### [Data excerpts]
____________

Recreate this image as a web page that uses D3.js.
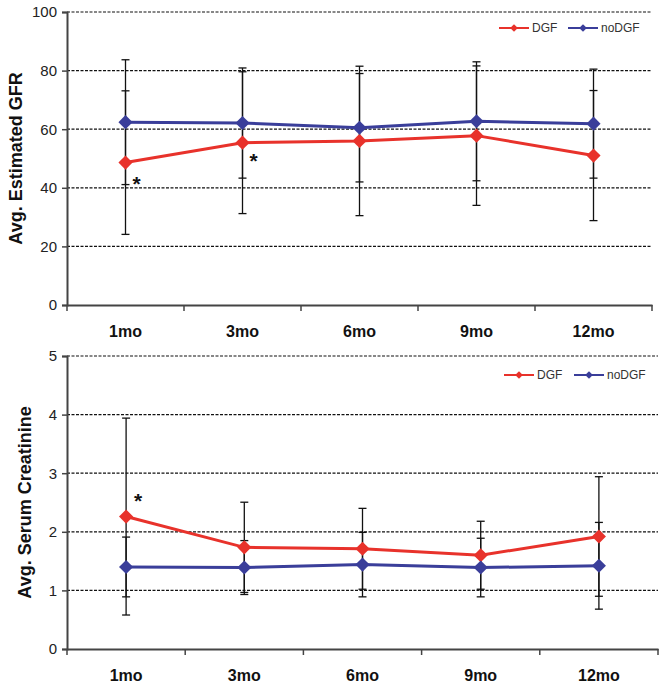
<!DOCTYPE html>
<html><head><meta charset="utf-8">
<script src="https://cdn.jsdelivr.net/npm/d3@7"></script>
<style>
html,body{margin:0;padding:0;background:#fff;}
svg{display:block;}
</style>
</head><body>
<svg id="chart" width="667" height="692"></svg>
<script>
const categories = ["1mo","3mo","6mo","9mo","12mo"];
const seriesNames = ["DGF","noDGF"];

const gfrDGF = [48.6, 55.4, 56.0, 57.8, 51.0];
const gfrDGFErr = [24.5, 24.2, 25.5, 23.8, 22.2];
const gfrNoDGF = [62.4, 62.1, 60.5, 62.7, 61.9];
const gfrNoDGFErr = [21.3, 18.8, 18.5, 20.3, 18.6];
const gfrTicks = [0, 20, 40, 60, 80, 100];
const gfrStars = ["1mo", "3mo"];

const crDGF = [2.26, 1.735, 1.71, 1.60, 1.92];
const crDGFErr = [1.68, 0.77, 0.69, 0.58, 1.02];
const crNoDGF = [1.40, 1.39, 1.44, 1.39, 1.42];
const crNoDGFErr = [0.51, 0.46, 0.55, 0.50, 0.74];
const crTicks = [0, 1, 2, 3, 4, 5];
const crStars = ["1mo"];

const colors = {DGF: "#e8322b", noDGF: "#3a3e9a"};
const svg = d3.select("#chart");
const FONT = "Liberation Sans, Arial, sans-serif";

function drawChart(o) {
  const g = svg.append("g");
  const x = d3.scaleBand().domain(categories).range([o.x0, o.x1]);
  const y = d3.scaleLinear().domain([o.ticks[0], o.ticks[o.ticks.length-1]]).range([o.yBottom, o.yTop]);

  // grid
  g.append("g").selectAll("line").data(o.ticks.filter(t => t !== o.ticks[0])).join("line")
    .attr("x1", o.x0).attr("x2", o.x1)
    .attr("y1", d => y(d)).attr("y2", d => y(d))
    .attr("stroke", "#111").attr("stroke-width", 1.2).attr("stroke-dasharray", "3,1.5");

  // y axis
  const ya = g.append("g").attr("transform", `translate(${o.x0},0)`)
    .call(d3.axisLeft(y).tickValues(o.ticks).tickFormat(d3.format("d")).tickSize(5).tickPadding(5));
  ya.select(".domain").attr("stroke", "#444").attr("stroke-width", 2);
  ya.selectAll(".tick line").attr("stroke", "#444").attr("stroke-width", 1.5);
  ya.selectAll("text").attr("font-family", FONT)
    .attr("font-size", 15).attr("fill", "#222");

  // x axis
  const xa = g.append("g").attr("transform", `translate(0,${o.yBottom})`)
    .call(d3.axisBottom(x).tickSize(0).tickPadding(21));
  xa.select(".domain").attr("stroke", "#444").attr("stroke-width", 2);
  xa.selectAll("text").attr("font-family", FONT)
    .attr("font-size", 16).attr("font-weight", "bold").attr("fill", "#111");
  const bounds = categories.map(c => x(c)).concat([x(categories[categories.length-1]) + x.bandwidth()]);
  g.append("g").selectAll("line").data(bounds).join("line")
    .attr("x1", d => d).attr("x2", d => d)
    .attr("y1", o.yBottom).attr("y2", o.yBottom + 6)
    .attr("stroke", "#444").attr("stroke-width", 1.5);

  // y title
  g.append("text")
    .attr("transform", `translate(${o.titleX},${(o.yTop+o.yBottom)/2}) rotate(-90)`)
    .attr("text-anchor", "middle").attr("dominant-baseline", "central")
    .attr("font-family", FONT)
    .attr("font-size", 18).attr("font-weight", "bold").attr("fill", "#111")
    .text(o.title);

  const cx = c => x(c) + x.bandwidth()/2;
  const series = [
    {name: "DGF", vals: o.dgf, err: o.dgfErr},
    {name: "noDGF", vals: o.nodgf, err: o.nodgfErr}
  ];

  // error bars
  series.forEach(s => {
    const eb = g.append("g");
    categories.forEach((c, i) => {
      const lo = y(s.vals[i] - s.err[i]), hi = y(s.vals[i] + s.err[i]);
      eb.append("line").attr("x1", cx(c)).attr("x2", cx(c)).attr("y1", lo).attr("y2", hi)
        .attr("stroke", "#111").attr("stroke-width", 1.3);
      [lo, hi].forEach(v => eb.append("line").attr("x1", cx(c)-4).attr("x2", cx(c)+4)
        .attr("y1", v).attr("y2", v).attr("stroke", "#111").attr("stroke-width", 1.3));
    });
  });

  // lines + markers
  const line = d3.line().x((d, i) => cx(categories[i])).y(d => y(d));
  series.forEach(s => {
    g.append("path").datum(s.vals).attr("d", line).attr("fill", "none")
      .attr("stroke", colors[s.name]).attr("stroke-width", 3);
    g.append("g").selectAll("path").data(s.vals).join("path")
      .attr("d", d3.symbol().type(d3.symbolSquare).size(100)())
      .attr("transform", (d, i) => `translate(${cx(categories[i])},${y(d)}) rotate(45)`)
      .attr("fill", colors[s.name]);
  });

  // asterisks
  o.stars.forEach(st => {
    g.append("text").attr("x", cx(st.c) + st.dx).attr("y", y(st.v) + 7)
      .attr("font-family", FONT).attr("font-size", 21)
      .attr("font-weight", "bold").attr("fill", "#111").attr("text-anchor", "middle")
      .text("*");
  });

  // legend
  const lg = g.append("g");
  seriesNames.forEach((n, i) => {
    const lx = o.legX[i];
    lg.append("line").attr("x1", lx).attr("x2", lx + 30).attr("y1", o.legY).attr("y2", o.legY)
      .attr("stroke", colors[n]).attr("stroke-width", 2);
    lg.append("path").attr("d", d3.symbol().type(d3.symbolSquare).size(30)())
      .attr("transform", `translate(${lx+15},${o.legY}) rotate(45)`).attr("fill", colors[n]);
    lg.append("text").attr("x", lx + 33).attr("y", o.legY).attr("dominant-baseline", "central")
      .attr("font-family", FONT).attr("font-size", 12)
      .attr("fill", "#333").text(n);
  });
}

drawChart({
  x0: 67, x1: 652, yTop: 12, yBottom: 305, ticks: gfrTicks,
  title: "Avg. Estimated GFR", titleX: 16,
  dgf: gfrDGF, dgfErr: gfrDGFErr, nodgf: gfrNoDGF, nodgfErr: gfrNoDGFErr,
  stars: [{c: gfrStars[0], v: 41.2, dx: 11}, {c: gfrStars[1], v: 49.2, dx: 11}],
  legX: [499, 568], legY: 28
});

drawChart({
  x0: 67, x1: 658, yTop: 356, yBottom: 649, ticks: crTicks,
  title: "Avg. Serum Creatinine", titleX: 25,
  dgf: crDGF, dgfErr: crDGFErr, nodgf: crNoDGF, nodgfErr: crNoDGFErr,
  stars: [{c: crStars[0], v: 2.53, dx: 12}],
  legX: [504, 574], legY: 375
});
</script>
</body></html>
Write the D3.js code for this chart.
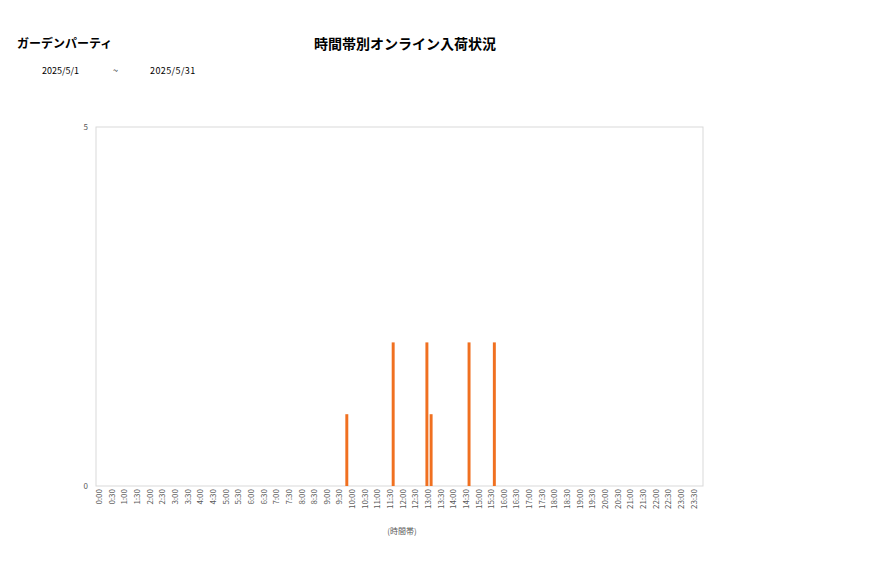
<!DOCTYPE html>
<html>
<head>
<meta charset="utf-8">
<script src="https://cdn.jsdelivr.net/npm/d3@7"></script>
<style>
  body { margin: 0; background: #fff; }
  text { font-family: "Noto Sans CJK JP", "Noto Sans", sans-serif; }
</style>
</head>
<body>
<svg id="chart" width="877" height="578"></svg>
<script>
"use strict"

// tick labels on the x axis (every 30 minutes)
const tickLabels = [
  "0:00","0:30","1:00","1:30","2:00","2:30","3:00","3:30","4:00","4:30","5:00","5:30",
  "6:00","6:30","7:00","7:30","8:00","8:30","9:00","9:30","10:00","10:30","11:00","11:30",
  "12:00","12:30","13:00","13:30","14:00","14:30","15:00","15:30","16:00","16:30","17:00","17:30",
  "18:00","18:30","19:00","19:30","20:00","20:30","21:00","21:30","22:00","22:30","23:00","23:30"
];
// each 30 min label covers three 10 minute slots
const subMinutes = ["0", "10", "20"];

// slots that had arrivals
const barTimes  = ["9:50", "11:40", "13:00", "13:10", "14:40", "15:40"];
const barValues = [1, 2, 2, 1, 2, 2];

const yTicks = [0, 5];

const shopName = "ガーデンパーティ";
const chartTitle = "時間帯別オンライン入荷状況";
const dateFrom = "2025/5/1";
const dateTo = "2025/5/31";
const xTitle = "(時間帯)";

// build the 10 minute slot list from the tick labels
const slots = [];
tickLabels.forEach(t => {
    const [h, m] = t.split(":");
    subMinutes.forEach(s => {
        const mm = +m + +s;
        slots.push(`${h}:${String(mm).padStart(2, "0")}`);
    });
});
const data = barTimes.map((t, i) => ({ slot: t, value: barValues[i] }));

const svg = d3.select("#chart");

const plotLeft = 96, plotRight = 703, plotTop = 127, plotBottom = 486;

const x = d3.scaleBand().domain(slots).range([plotLeft, plotRight]).paddingInner(0.3).paddingOuter(0.15);
const xPos = d3.scaleBand().domain(slots).range([plotLeft, plotRight]);
const y = d3.scaleLinear().domain([0, 5]).range([plotBottom, plotTop]);

// header texts
svg.append("text").attr("x", 17).attr("y", 48)
    .attr("font-size", 12).attr("font-weight", "bold").attr("fill", "#000")
    .text(shopName);
svg.append("text").attr("x", 405).attr("y", 49).attr("text-anchor", "middle")
    .attr("font-size", 14).attr("font-weight", "bold").attr("fill", "#000")
    .text(chartTitle);
svg.append("text").attr("x", 42).attr("y", 74).attr("font-size", 9).attr("fill", "#000").text(dateFrom);
svg.append("text").attr("x", 113).attr("y", 74).attr("font-size", 9).attr("fill", "#000").text("~");
svg.append("text").attr("x", 150).attr("y", 74).attr("font-size", 9)
    .attr("letter-spacing", 0.4).attr("fill", "#000").text(dateTo);

// plot frame
svg.append("rect")
    .attr("x", plotLeft).attr("y", plotTop)
    .attr("width", plotRight - plotLeft).attr("height", plotBottom - plotTop)
    .attr("fill", "none").attr("stroke", "#d9d9d9").attr("stroke-width", 1);

// bars
svg.selectAll(".bar")
    .data(data)
    .enter().append("rect")
    .attr("class", "bar")
    .attr("x", d => x(d.slot))
    .attr("width", x.bandwidth())
    .attr("y", d => y(d.value))
    .attr("height", d => plotBottom - y(d.value))
    .attr("fill", "#f07020");

// y axis labels
svg.selectAll(".ytick")
    .data(yTicks)
    .enter().append("text")
    .attr("class", "ytick")
    .attr("x", 88)
    .attr("y", d => y(d) + 3)
    .attr("text-anchor", "end")
    .attr("font-size", 8)
    .attr("fill", "#595959")
    .text(d => d);

// x axis labels, rotated
const xAxis = d3.axisBottom(xPos)
    .tickValues(slots.filter((s, i) => i % 3 === 0))
    .tickFormat((d, i) => tickLabels[i])
    .tickSize(0);

const gx = svg.append("g")
    .attr("transform", `translate(1.5, ${plotBottom})`)
    .call(xAxis);
gx.select(".domain").remove();
gx.selectAll("text")
    .attr("font-size", 8)
    .attr("fill", "#595959")
    .style("text-anchor", "end")
    .attr("transform", "rotate(-90)")
    .attr("x", -3)
    .attr("y", 0)
    .attr("dy", "0.32em");

// x axis title
svg.append("text").attr("x", 402).attr("y", 534).attr("text-anchor", "middle")
    .attr("font-size", 8).attr("fill", "#595959")
    .text(xTitle);
</script>
</body>
</html>
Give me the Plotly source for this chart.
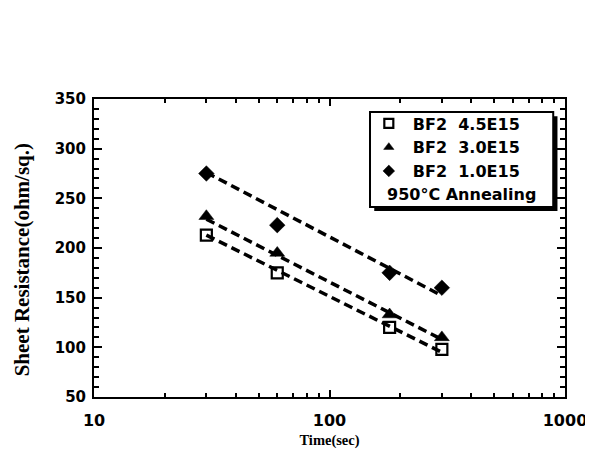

____________

### [Exercise description]
Pull every line containing "that" out of the data above.

### [Written solution]
Recreate this image as a web page that uses D3.js.
// slots that had arrivals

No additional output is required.